I don't think I agree with all this, tell you the truth (much as I don't agree with the slideshow - and didn't agree with it when I saw it live – that games are fun *because* of the mastery).
To me, games are in no sense about 'mastery'; they're entertainment with rules. A fluffy definition, I'll grant you, but it works for me. To restrict to mastery is taking a huge possibility space (my definitions) and replacing them with something very traditional and limiting (your / his definitions). I also like to think of games as 'just' a nicer way of passing time; utterly not about the old-fashioned concept of mastery at all.
Whilst I agree that if *everyone* comes up with their own gamification solution, that necessarily takes effort to engage with, it probably won't go that far, I certainly don't believe that that'll be the death knell for gamification.
To me, automation is key.
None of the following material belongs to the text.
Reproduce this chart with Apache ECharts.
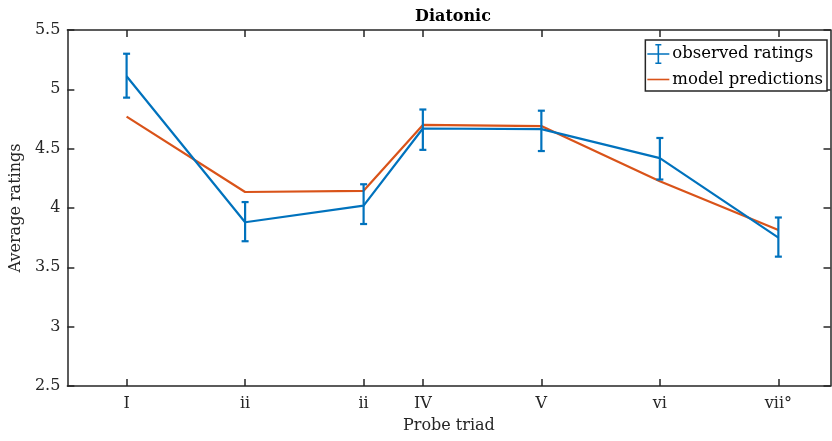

If gamification takes effort, people (the majority of them, not the hardcore 'cultural' users clustered around an offering) won't bother. Should it happen as a 'layer' that monitors and updates automatically, I think it'll have legs. If the results of your behaviour in whatever field we're interested in are *automatically* logged, analysed, updated, compared with friends, and spread socially, then I think we're starting something interesting.
And, perversely, if gamification is automatic, I think it has a better chance of affecting your behaviour. You don't have to think about it; you just 'do'. Got no real examples, but what I know about behavioural heuristics, choice architecture, psychology, ethology and more points towards my viewpoint probably having some element of truth in it.
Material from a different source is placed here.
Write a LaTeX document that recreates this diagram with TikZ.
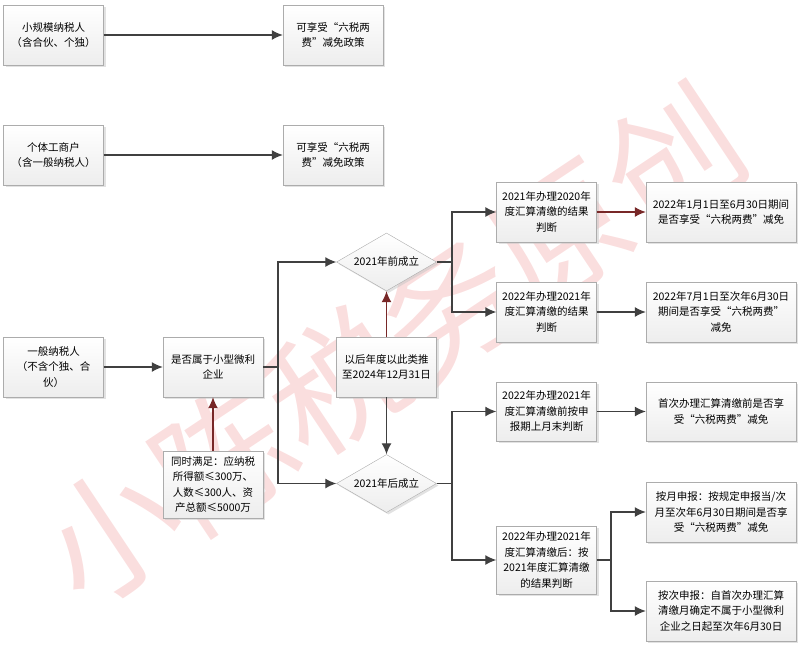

You're right in money / deals likely being a driver for non-Pete-like gamification, mind.
Posted by: Pete Morrish | 17 January 2011 at 02:37 PM
Don't know if cynical is the right word I'd use. Like I say, I've run more than few back in the day and they were all great fun.
Are games all about mastery? No. That way lies tetrism, and there's far more to games than just that. Not everyone plays for the same reason.
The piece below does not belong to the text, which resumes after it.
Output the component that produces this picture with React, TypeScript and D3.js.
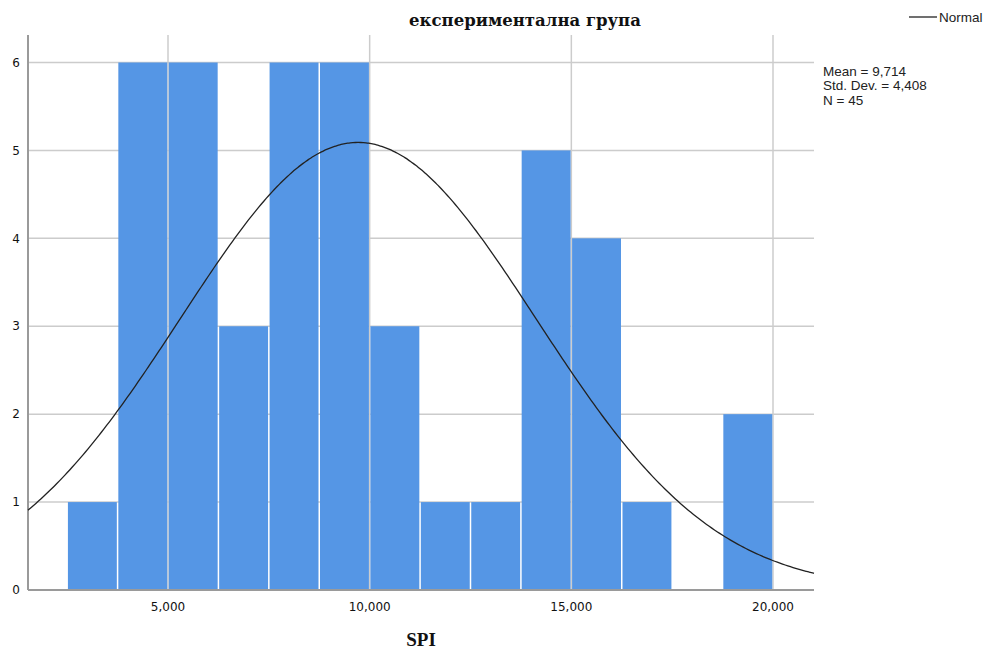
import React from "react";
import * as d3 from "d3";

// Histogram of SPI scores, experimental group
const binStart = 2.5;
const binWidth = 1.25;
const counts = [1, 6, 6, 3, 6, 6, 3, 1, 1, 5, 4, 1, 0, 2];
const xTicks = [5, 10, 15, 20];
const yTicks = [0, 1, 2, 3, 4, 5, 6];
const statMean = 9.714;
const statSd = 4.408;
const statN = 45;
const statLines = ["Mean = 9,714", "Std. Dev. = 4,408", "N = 45"];
const title = "експериментална група";
const xLabel = "SPI";

const W = 984;
const H = 651;
const plot = { left: 28, right: 814, top: 35, bottom: 590 };

const fmtTick = (v: number) => d3.format(",.3f")(v).replace(".", ",");

export default function App() {
  const x = d3.scaleLinear().domain([5, 20]).range([168, 773]);
  const xDomain = [x.invert(plot.left), x.invert(plot.right)];
  const y = d3.scaleLinear().domain([0, 6]).range([plot.bottom, 62.5]);

  const bins = counts.map((c, i) => ({
    x0: binStart + i * binWidth,
    x1: binStart + (i + 1) * binWidth,
    count: c,
  }));

  const scaleFactor = statN * binWidth;
  const pdf = (v: number) =>
    (scaleFactor / (statSd * Math.sqrt(2 * Math.PI))) *
    Math.exp(-0.5 * ((v - statMean) / statSd) ** 2);
  const curvePts = d3
    .range(0, 301)
    .map((i) => xDomain[0] + ((xDomain[1] - xDomain[0]) * i) / 300);
  const line = d3
    .line<number>()
    .x((v) => x(v))
    .y((v) => y(pdf(v)))
    .curve(d3.curveBasis);

  const gridColor = "#cccccc";
  const axisColor = "#9a9a9a";
  const barColor = "#5596e5";

  return (
    <div style={{ position: "absolute", left: 0, top: 0 }}>
      <svg width={W} height={H} style={{ display: "block", background: "#fff" }}>
        {/* grid */}
        {yTicks
          .filter((t) => t > 0)
          .map((t) => (
            <line
              key={"gy" + t}
              x1={plot.left}
              x2={plot.right}
              y1={y(t)}
              y2={y(t)}
              stroke={gridColor}
              strokeWidth={1.5}
            />
          ))}
        {xTicks.map((t) => (
          <line
            key={"gx" + t}
            x1={x(t)}
            x2={x(t)}
            y1={plot.top}
            y2={plot.bottom}
            stroke={gridColor}
            strokeWidth={1.5}
          />
        ))}

        {/* bars */}
        {bins
          .filter((b) => b.count > 0)
          .map((b, i) => (
            <rect
              key={"b" + i}
              x={x(b.x0) + 0.75}
              y={y(b.count)}
              width={x(b.x1) - x(b.x0) - 1.5}
              height={y(0) - y(b.count)}
              fill={barColor}
            />
          ))}

        {/* axes */}
        <line
          x1={plot.left}
          x2={plot.left}
          y1={plot.top}
          y2={plot.bottom}
          stroke={axisColor}
          strokeWidth={2}
        />
        <line
          x1={plot.left}
          x2={plot.right}
          y1={plot.bottom}
          y2={plot.bottom}
          stroke={axisColor}
          strokeWidth={2}
        />

        {/* normal curve */}
        <path d={line(curvePts) || ""} fill="none" stroke="#222" strokeWidth={1.3} />

        {/* tick labels */}
        {yTicks.map((t) => (
          <text
            key={"ty" + t}
            x={20}
            y={y(t)}
            dy="0.35em"
            textAnchor="end"
            fontFamily="DejaVu Sans"
            fontSize={12}
            fill="#111"
          >
            {t}
          </text>
        ))}
        {xTicks.map((t) => (
          <text
            key={"tx" + t}
            x={x(t)}
            y={611}
            textAnchor="middle"
            fontFamily="DejaVu Sans"
            fontSize={12}
            fill="#111"
          >
            {fmtTick(t)}
          </text>
        ))}

        {/* titles */}
        <text
          x={525}
          y={26}
          textAnchor="middle"
          fontFamily="DejaVu Serif"
          fontWeight="bold"
          fontSize={16.5}
          fill="#111"
        >
          {title}
        </text>
        <text
          x={421}
          y={646}
          textAnchor="middle"
          fontFamily="Liberation Serif"
          fontWeight="bold"
          fontSize={19}
          fill="#111"
        >
          {xLabel}
        </text>

        {/* legend */}
        <line x1={909} x2={937} y1={17} y2={17} stroke="#222" strokeWidth={1.3} />
        <text x={939} y={22} fontFamily="Liberation Sans" fontSize={13.5} fill="#222">
          Normal
        </text>
        {statLines.map((s, i) => (
          <text
            key={"s" + i}
            x={823}
            y={75.5 + i * 14.6}
            fontFamily="Liberation Sans"
            fontSize={13.5}
            fill="#222"
          >
            {s}
          </text>
        ))}
      </svg>
    </div>
  );
}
Automation smacks a lot of the game that plays itself for you though, which somewhat misses the point too. I'd be interested to hear more on how that might work.
Posted by: Tadhg | 17 January 2011 at 03:43 PM
I wouldn't say that automation "plays the game for you," so much as "while you do X, you are also automatically playing the game."
"Doing X" might be shopping/browsing on Amazon, driving your car, or doing your taxes, etc. The idea is that the broad activity automatically engages you in the game. The specifics of *how* you carry out that activity will affect your progress in the game.
This supports your statement that Amazon will benefit from gamification more than the IRS. But will people go to Amazon just to play the game? Probably not. But they might make different choices while at Amazon in order to affect their progress in the game.
Posted by: HardyTales | 18 January 2011 at 09:04 AM
"On the other hand, many occasional-use websites (like the IRS), or sites that have only utilitarian use (Google or Wikipedia) would be wasting their time if they engaged in gamification."
There is a HUGE amount of gamification on the Wikipedia editing/administrative side. If you look at it that way, it's easily the largest meta-game in existence. There are tens of thousands of active editors all essentially competing for standing amongst their peers, victories in editorial processes (e.g. if they waged a large battle to get an article rewritten in a certain way, and won), simple politicking (such as administrator or Arbitration Committee elections), or even just simple edit count.
Wikipedia is worth re-examining.
Posted by: Cyde Weys | 11 February 2011 at 07:21 PM
Wikipedia is certainly a tool, and has a community built around it which operates like any other community in that it reinforces and negates certain kinds of behavior. But these are not enough to really call it a game.
The difference between a game and real life is that games are empowering, simpler and fairer, so it's easier to see the paths to achieving wins. Sites such as Reddit or Wikipedia that award reputation Karma and the like are communities, but they're not really games in any sense.
Thanks for the thought-provoking comment!